Saturday, February 28, 2009

Competitive Praying

Years ago (when three-year-old James and two-year-old Ben were first noticing that we'd pray before meals) they, as boys tend to do, decided that this activity needs to be a competition. So before each meal they'd argue about who's turn it was to issue the family's thanks to God. One evening, as we were bowing our heads to acknowledge the Lord's bountiful harvest of Domino's Pizza, I came up with the brilliant idea of letting both boys pray alternately as each new slice was removed from the communal greasy box. For a while this worked like a charm, but then Ben (having already said the blessing twice) decided that it was high time to turn the tables on me.

He informed me, "Dad, your turn."

I had to acknowledge the fairness of Ben's newly invented rule, so I folded my hands, bowed my head and said, "Ready?"

Ben replied, "Set! ... Go!"

8 comments:

Missy said...

Too cute! Maybe I should try that with my boys! Anything with ready, set, go gets their attention!

Bag Blog said...

I like that. They are not just running the race with endurance, they want to win.

Bou said...

We used to have an argument on who got to say Amen last. You know how the person praying says, "Amen" and then everyone in unison does their own, as if acknowledging?

It would become a real problem. My Dad finally had it, when it dragged out to 20 extra Amen's and then to sneak one in, someone would cough and say Amen. *cough* Amen *cough*

Or, Please *amen* pass the chicken.

I wonder if my brother and sister rmember that?

Bob said...

Bou--
I can picture that. It's something my brothers and I might have done when we were kids, if we weren't so busy trying to win the "eating" contest by finishing first.

Bag Blog--
Yeah, at our house there was a lot of "striving to win the prize" (though not always "of the high calling of God"). BTW, we drove through Duncan, OK today. I haven't blogged about it, but last month when it was icy, James totaled his truck on I44 and has since bought a new car. Joyce and I picked up his plates from the dealer in Dallas yesterday and (since I'm not teaching Sunday school this weekend) we used this as an excuse to drive to Lawton and attend church with James. Anyway all that is to just say, when Joyce and I left Lawton this afternoon, we decided to stay on Lee Blvd (Hwy 7) to Duncan where we went south on US 81 to Bowie. Duncan seems to be a nice little community.

Missy--
With boys, everything is a competition.

PrimoDonna said...

What church is James attending in Lawton?
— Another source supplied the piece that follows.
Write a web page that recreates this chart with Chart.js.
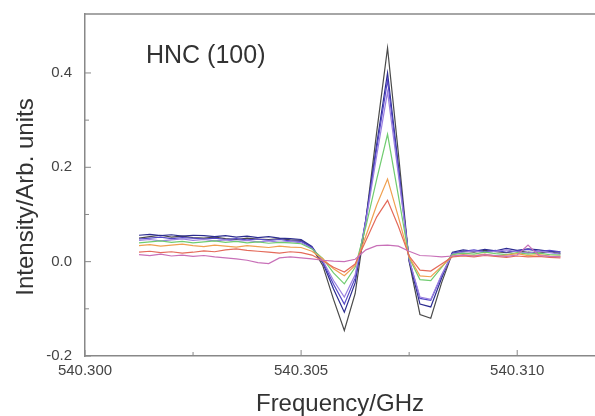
<!DOCTYPE html>
<html>
<head>
<meta charset="utf-8">
<script src="https://cdn.jsdelivr.net/npm/chart.js@4.4.1/dist/chart.umd.min.js"></script>
<style>
  html, body { margin: 0; padding: 0; background: #fff; }
</style>
</head>
<body>
<canvas id="hnc-spectrum" width="595" height="416"></canvas>
<script>
const canvasSpectrum = document.getElementById('hnc-spectrum');

// frequency grid, GHz
var freqs = [
  540.30125, 540.30150, 540.30175, 540.30200, 540.30225, 540.30250, 540.30275, 540.30300,
  540.30325, 540.30350, 540.30375, 540.30400, 540.30425, 540.30450, 540.30475, 540.30500,
  540.30525, 540.30550, 540.30575, 540.30600, 540.30625, 540.30650, 540.30675, 540.30700,
  540.30725, 540.30750, 540.30775, 540.30800, 540.30825, 540.30850, 540.30875, 540.30900,
  540.30925, 540.30950, 540.30975, 540.31000, 540.31025, 540.31050, 540.31075, 540.31100
];

// intensities, one trace per colour
var traceBlack = [
  0.050, 0.053, 0.056, 0.052, 0.054, 0.051, 0.050, 0.052, 0.049, 0.047, 0.050, 0.048, 0.047, 0.049, 0.046, 0.045,
  0.030, -0.008, -0.080, -0.146, -0.068, 0.090, 0.275, 0.453, 0.230, 0.000, -0.112, -0.120, -0.045, 0.018,
  0.022, 0.020, 0.024, 0.021, 0.019, 0.023, 0.020, 0.018, 0.021, 0.017
];
var traceNavy = [
  0.056, 0.058, 0.055, 0.057, 0.054, 0.056, 0.055, 0.053, 0.055, 0.052, 0.054, 0.051, 0.053, 0.050, 0.049, 0.047,
  0.032, -0.002, -0.058, -0.107, -0.045, 0.090, 0.250, 0.400, 0.205, 0.002, -0.090, -0.096, -0.035, 0.020,
  0.025, 0.022, 0.026, 0.023, 0.028, 0.024, 0.027, 0.025, 0.022, 0.020
];
var traceIndigo = [
  0.048, 0.050, 0.052, 0.049, 0.051, 0.050, 0.048, 0.050, 0.047, 0.049, 0.046, 0.048, 0.045, 0.047, 0.044, 0.043,
  0.030, 0.000, -0.048, -0.090, -0.035, 0.090, 0.240, 0.385, 0.195, 0.004, -0.078, -0.082, -0.030, 0.018,
  0.022, 0.025, 0.021, 0.024, 0.020, 0.023, 0.026, 0.022, 0.024, 0.021
];
var traceViolet = [
  0.045, 0.047, 0.044, 0.046, 0.048, 0.045, 0.047, 0.044, 0.046, 0.043, 0.045, 0.042, 0.044, 0.041, 0.043, 0.040,
  0.028, 0.003, -0.040, -0.075, -0.028, 0.085, 0.225, 0.360, 0.185, 0.005, -0.075, -0.080, -0.028, 0.016,
  0.020, 0.023, 0.019, 0.022, 0.025, 0.021, 0.018, 0.022, 0.019, 0.016
];
var traceGreen = [
  0.040, 0.042, 0.044, 0.041, 0.043, 0.040, 0.042, 0.044, 0.041, 0.043, 0.040, 0.042, 0.039, 0.041, 0.040, 0.038,
  0.027, 0.007, -0.024, -0.047, -0.012, 0.075, 0.175, 0.270, 0.140, 0.008, -0.038, -0.040, -0.012, 0.015,
  0.018, 0.016, 0.020, 0.017, 0.015, 0.019, 0.016, 0.018, 0.015, 0.014
];
var traceOrange = [
  0.034, 0.036, 0.033, 0.035, 0.037, 0.034, 0.032, 0.035, 0.033, 0.031, 0.034, 0.032, 0.030, 0.033, 0.031, 0.030,
  0.022, 0.006, -0.015, -0.030, -0.008, 0.055, 0.120, 0.175, 0.095, 0.010, -0.030, -0.032, -0.010, 0.012,
  0.015, 0.013, 0.016, 0.012, 0.014, 0.017, 0.013, 0.015, 0.012, 0.011
];
var traceRed = [
  0.020, 0.022, 0.019, 0.021, 0.018, 0.020, 0.023, 0.021, 0.025, 0.027, 0.024, 0.022, 0.020, 0.018, 0.021, 0.019,
  0.014, 0.002, -0.012, -0.022, -0.005, 0.045, 0.095, 0.130, 0.075, 0.012, -0.018, -0.020, -0.005, 0.010,
  0.012, 0.010, 0.013, 0.011, 0.009, 0.012, 0.010, 0.011, 0.009, 0.008
];
var tracePink = [
  0.015, 0.013, 0.016, 0.012, 0.014, 0.011, 0.013, 0.010, 0.008, 0.006, 0.003, -0.002, -0.004, 0.008, 0.010, 0.008,
  0.006, 0.003, 0.001, 0.000, 0.005, 0.025, 0.034, 0.035, 0.033, 0.022, 0.013, 0.012, 0.010, 0.012,
  0.014, 0.012, 0.015, 0.013, 0.011, 0.014, 0.035, 0.013, 0.011, 0.010
];

var traces = [traceBlack, traceNavy, traceIndigo, traceViolet, traceGreen, traceOrange, traceRed, tracePink];
var traceColors = ['#4a4a4a', '#2c2c90', '#5548c8', '#9a80e0', '#70cc70', '#f0a050', '#e46a5a', '#c870b8'];

// axis ticks
var xTicksMajor = [540.300, 540.305, 540.310];
var xTicksMinor = [540.3025, 540.3075];
var yTicksMajor = [-0.2, 0.0, 0.2, 0.4];
var yTicksMinor = [-0.1, 0.1, 0.3];

const fontFamily = '"Liberation Sans", Arial, sans-serif';

const frame = {
  id: 'frame',
  afterDraw(chart) {
    const ctx = chart.ctx;
    const a = chart.chartArea;
    const x = chart.scales.x, y = chart.scales.y;
    ctx.save();
    ctx.strokeStyle = '#888';
    ctx.lineWidth = 1.5;
    ctx.beginPath();
    ctx.moveTo(a.left, a.top);
    ctx.lineTo(a.right, a.top);
    ctx.stroke();

    // inward ticks
    ctx.lineWidth = 1;
    ctx.beginPath();
    xTicksMajor.forEach(v => { const px = x.getPixelForValue(v); ctx.moveTo(px, a.bottom); ctx.lineTo(px, a.bottom - 6); });
    xTicksMinor.forEach(v => { const px = x.getPixelForValue(v); ctx.moveTo(px, a.bottom); ctx.lineTo(px, a.bottom - 4); });
    yTicksMajor.forEach(v => { const py = y.getPixelForValue(v); ctx.moveTo(a.left, py); ctx.lineTo(a.left + 6, py); });
    yTicksMinor.forEach(v => { const py = y.getPixelForValue(v); ctx.moveTo(a.left, py); ctx.lineTo(a.left + 4, py); });
    ctx.stroke();

    ctx.fillStyle = '#333';
    ctx.font = '25px ' + fontFamily;
    ctx.textBaseline = 'middle';
    ctx.textAlign = 'left';
    ctx.fillText('HNC (100)', 146, 56);

    ctx.font = '24px ' + fontFamily;
    ctx.textAlign = 'center';
    ctx.translate(26, 197);
    ctx.rotate(-Math.PI / 2);
    ctx.fillText('Intensity/Arb. units', 0, 0);
    ctx.restore();
  }
};

new Chart(canvasSpectrum, {
  type: 'line',
  data: {
    datasets: traces.map((t, k) => ({
      data: freqs.map((f, i) => ({ x: f, y: t[i] })),
      borderColor: traceColors[k],
      borderWidth: 1.2,
      pointRadius: 0,
      tension: 0,
      fill: false
    })).reverse()
  },
  options: {
    responsive: false,
    animation: false,
    events: [],
    layout: { padding: { top: 14, right: 0, left: 0, bottom: 0 } },
    plugins: { legend: { display: false }, tooltip: { enabled: false } },
    scales: {
      x: {
        type: 'linear',
        min: 540.300,
        max: 540.3118,
        afterFit: s => { s.height = 60; s.paddingLeft = 0; s.paddingRight = 0; },
        afterBuildTicks: s => { s.ticks = xTicksMajor.map(v => ({ value: v })); },
        grid: { display: false, drawTicks: false },
        border: { display: true, color: '#888', width: 1.5 },
        ticks: {
          padding: 6,
          color: '#444',
          font: { family: fontFamily, size: 15 },
          callback: v => v.toFixed(3)
        },
        title: {
          display: true,
          text: 'Frequency/GHz',
          color: '#333',
          font: { family: fontFamily, size: 24, lineHeight: 1.0 },
          padding: { top: 0, bottom: 0 }
        }
      },
      y: {
        min: -0.2,
        max: 0.525,
        afterFit: s => { s.width = 85; s.paddingTop = 0; s.paddingBottom = 0; },
        afterBuildTicks: s => { s.ticks = yTicksMajor.map(v => ({ value: v })); },
        grid: { display: false, drawTicks: false },
        border: { display: true, color: '#888', width: 1.5 },
        ticks: {
          padding: 13,
          color: '#444',
          font: { family: fontFamily, size: 15 },
          callback: v => v.toFixed(1)
        }
      }
    }
  },
  plugins: [frame]
});
</script>
</body>
</html>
If I'd known you were going to Lawton, I could have gone with you to visit friends. Ha!

Bag Blog said...

Bob, I was under the weather this weekend, but one of these days we will meet. I live about 12 miles east of Duncan just off Hwy 7. Whenever I am headed to the D/FW area, I travel down Hwy 81 to Bowie, but if I want scenery, the Bridge to Nowhere that crosses the RR is great fun. That is not the actual name of the bridge, but it should be. The bridge is south of Ringling, OK and north of Muenster and St. Jo, TX. Also on this road there is a small community called Illinois Bend where some folks from Illinois settled in TX back in the old days. Muenster is a wonderful little German community with some of the best sausage, cheese, wine, and beer choices in TX.

Bob said...

Bag Blog--
Do get better soon (and kick a chicken for me when you're up to it). We were surprised to find that the route through Duncan is exactly the same distance for us as the one through Wichita Falls. My social secretary will be in touch with you to arrange a visit someday, but (be forewarned) our trips to Fort Sill may be limited in the next few months. James (with his fiance in the DFW area) is powerfully motivated to drive our way ever weekend. She was chaperoning a youth retreat this weekend, so he figured it was a good time to check out churches in Lawton.

Donna--
James is still searching for a church home.

Burkulater said...

Awesome. This sounds like our dinner table...except for that our 2 year old likes to thank Jesus for everyone he's ever met in his entire life, but not for food.